There are three ways to live: (Brought to the Desert by Evagrius but integrated by St. Maximos). 

  • Active Life (practice):  examples include business person or soldier
    1. Book of Proverbs (St. Basil is the one who connects these three stages of living with three books of scripture)
    2. This is the dating stage of a relationship, it is practical.
    3. An example of the active life style is to bang wood as a carpenter.
  • Contemplative Life (theory): examples include academic, monk, nun, writer, artist
  1. Ecclesiastes
  2. This is the stage of the relationship in which a couple becomes engaged.  One is engaged to get to know that person, and you don't want to stay engaged for too long, this only leads to vanity and despair.
  3. Someone who is contemplative knows ideas, words, a philosopher.
  • Mystical Life – hermit, this is where the Orthodox wants to live.
  1. Song of Solomon
  2. This is the stage in which a couple is married; bliss, eros, union
  3. In this stage you really know persons.  You know someone and they know you back!  There is a loss of control, and this is a non-linear life.

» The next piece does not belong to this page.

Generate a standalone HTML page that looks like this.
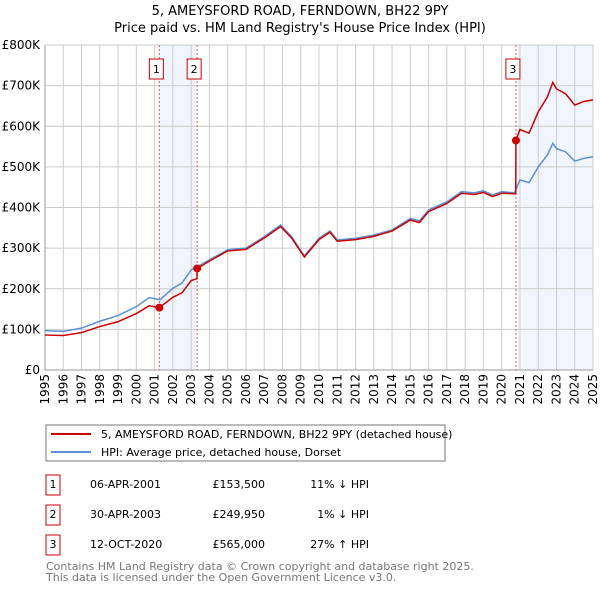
<!DOCTYPE html>
<html><head><meta charset="utf-8"><style>
body{margin:0;width:600px;height:590px;background:#fff;font-family:"Liberation Sans","DejaVu Sans",sans-serif;overflow:hidden}
svg text{font-family:"DejaVu Sans","Liberation Sans",sans-serif}
</style></head><body>
<svg id="c" width="600" height="590">
<text x="300" y="15" text-anchor="middle" font-size="13">5, AMEYSFORD ROAD, FERNDOWN, BH22 9PY</text>
<text x="300" y="32" text-anchor="middle" font-size="13">Price paid vs. HM Land Registry's House Price Index (HPI)</text>
<g id="grid"></g><g id="marks"></g>
<rect x="46" y="425" width="399" height="36" fill="#fff" stroke="#777"/>
<line x1="51" y1="434" x2="91" y2="434" stroke="#cc0000" stroke-width="2"/>
<text x="101" y="438" font-size="11">5, AMEYSFORD ROAD, FERNDOWN, BH22 9PY (detached house)</text>
<line x1="51" y1="452" x2="91" y2="452" stroke="#5b8fd6" stroke-width="2"/>
<text x="101" y="456" font-size="11">HPI: Average price, detached house, Dorset</text>
<g font-size="11">
<rect x="46" y="475" width="14" height="20" fill="none" stroke="#cc0000"/><text x="53" y="488" text-anchor="middle">1</text>
<text x="90" y="488">06-APR-2001</text><text x="265" y="488" text-anchor="end">£153,500</text><text x="369" y="488" text-anchor="end">11% ↓ HPI</text>
<rect x="46" y="505" width="14" height="20" fill="none" stroke="#cc0000"/><text x="53" y="518" text-anchor="middle">2</text>
<text x="90" y="518">30-APR-2003</text><text x="265" y="518" text-anchor="end">£249,950</text><text x="369" y="518" text-anchor="end">1% ↓ HPI</text>
<rect x="46" y="535" width="14" height="20" fill="none" stroke="#cc0000"/><text x="53" y="548" text-anchor="middle">3</text>
<text x="90" y="548">12-OCT-2020</text><text x="265" y="548" text-anchor="end">£565,000</text><text x="369" y="548" text-anchor="end">27% ↑ HPI</text>
</g>
<text x="46" y="570" font-size="11" fill="#777">Contains HM Land Registry data © Crown copyright and database right 2025.</text>
<text x="46" y="581" font-size="11" fill="#777">This data is licensed under the Open Government Licence v3.0.</text>
</svg>
<script>
const hpiYears=[1995,1996,1997,1998,1999,2000,2000.7,2001.3,2002,2002.5,2003,2004,2005,2006,2007,2007.9,2008.5,2009.2,2010,2010.6,2011,2012,2013,2014,2015,2015.5,2016,2017,2017.8,2018.5,2019,2019.5,2020,2020.7,2021,2021.5,2022,2022.5,2022.8,2023,2023.5,2024,2024.5,2025];
const hpiValues=[97,95,103,120,134,156,178,173,201,214,246,271,296,300,328,357,328,281,324,342,320,324,332,345,373,367,394,414,439,436,441,431,439,436,468,461,500,529,558,545,537,514,521,525];
const priceYears=[1995,1996,1997,1998,1999,2000,2000.7,2001.26,2002,2002.5,2003,2003.32,2003.33,2004,2005,2006,2007,2007.9,2008.5,2009.2,2010,2010.6,2011,2012,2013,2014,2015,2015.5,2016,2017,2017.8,2018.5,2019,2019.5,2020,2020.77,2020.78,2021,2021.5,2022,2022.5,2022.8,2023,2023.5,2024,2024.5,2025];
const priceValues=[86,85,92,107,119,139,158,153.5,179,190,220,225,250,268,293,297,325,353,325,278,321,339,317,321,329,342,369,363,390,410,435,432,437,427,435,434,565,592,583,635,672,708,692,680,652,661,665];
const saleYears=[2001.26,2003.33,2020.78];
const saleValues=[153.5,249.95,565];
const saleLabels=["1","2","3"];
const yTicks=[0,100,200,300,400,500,600,700,800];
const yTickLabels=["£0","£100K","£200K","£300K","£400K","£500K","£600K","£700K","£800K"];
const xTicks=[1995,1996,1997,1998,1999,2000,2001,2002,2003,2004,2005,2006,2007,2008,2009,2010,2011,2012,2013,2014,2015,2016,2017,2018,2019,2020,2021,2022,2023,2024,2025];

const NS="http://www.w3.org/2000/svg";
const X0=45,X1=593,Y0=370,Y1=45;
const xs=y=>X0+(y-1995)/30*(X1-X0);
const ys=v=>Y0-v/800*(Y0-Y1);
function mk(t,a,p){const e=document.createElementNS(NS,t);for(const k in a)e.setAttribute(k,a[k]);p.appendChild(e);return e;}
const g=document.getElementById('grid'),m=document.getElementById('marks');
const s1=mk('rect',{x:xs(saleYears[0]),y:Y1,width:xs(saleYears[1])-xs(saleYears[0]),height:Y0-Y1,fill:'#eef3fc',opacity:0.8},g);


const s2=mk('rect',{x:xs(saleYears[2]),y:Y1,width:X1-xs(saleYears[2]),height:Y0-Y1,fill:'#eef3fc',opacity:0.8},g);


yTicks.forEach((v,i)=>{
 const l=mk('line',{x1:X0,x2:X1,y1:ys(v),y2:ys(v),stroke:'#ccc'},g);
 
 
 const t=mk('text',{x:X0-5,y:ys(v)+4,'text-anchor':'end','font-size':12},g);t.textContent=yTickLabels[i];
 
 
});
xTicks.forEach(yr=>{
 const l=mk('line',{x1:xs(yr),x2:xs(yr),y1:Y1,y2:Y0,stroke:'#ccc'},g);
 
 
 const t=mk('text',{x:0,y:0,'text-anchor':'end','font-size':12,transform:`translate(${xs(yr)+4},${Y0+4}) rotate(-90)`},g);t.textContent=yr;
 
 
});
const ax=mk('path',{d:`M${X0},${Y1}V${Y0}H${X1}`,fill:'none',stroke:'#999'},g);


saleYears.forEach((yr,i)=>{
 const l=mk('line',{x1:xs(yr),x2:xs(yr),y1:Y1,y2:Y0,stroke:'#e55','stroke-dasharray':'2,2'},m);
 
 
 const bx=mk('rect',{x:xs(yr)-10,y:59,width:14,height:20,fill:'#fff',stroke:'#cc0000'},m);
 
 
 const t=mk('text',{x:xs(yr)-3,y:73,'text-anchor':'middle','font-size':11},m);t.textContent=saleLabels[i];
 
 
});
const hp=mk('polyline',{points:hpiYears.map((y,i)=>xs(y)+','+ys(hpiValues[i])).join(' '),fill:'none',stroke:'#5b8fd6','stroke-width':1.5},m);


const pp=mk('polyline',{points:priceYears.map((y,i)=>xs(y)+','+ys(priceValues[i])).join(' '),fill:'none',stroke:'#cc0000','stroke-width':1.5},m);


saleYears.forEach((yr,i)=>{
 const c=mk('circle',{cx:xs(yr),cy:ys(saleValues[i]),r:4,fill:'#cc0000'},m);
 
 
});
</script>
</body></html>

There is a 4th level, if you will, that exists between the contemplative and the mystical life.  The grave/zone of death/twilight zone, before getting to the Mystical Life, from the Contemplative Life, there is a risk, a Death that must occur.  We must pay a price to get out of the theory of love and get to actual love.  You have to make a decision, you have to show up and take a risk.

Part III

If you want a more mystical life and you have the will to do it, what do you do?  First, it is so hard for us to tell where we are personally; we need help.  We must seek the wisdom of the Church through our priest.  Second, we must begin to practice the following:

  • Open ended prayer:  You have to reject all the old thoughts, all the old idols, and images you have;
  • With your Spiritual Father, you must experience confession.  You have to let yourself be known;
  • Worship, the liturgical life, pilgrimage or retreat: you go so you can go back.  You go to a monastery to have a deeper experience, and then you go back;
  • Reading Holy Scripture and about the lives of Saints;
  • The Big Three:  Prayer, Fasting, Almsgiving.  These are not works, but "un-works," they lead us to live by faith.  Prayer helps us to renounce our mind.  Fasting helps us to renounce food, the material needs.  Almsgiving helps us to renounce our wealth;
  • Humility;
  • To live in our hearts, to love—the Chief virtue.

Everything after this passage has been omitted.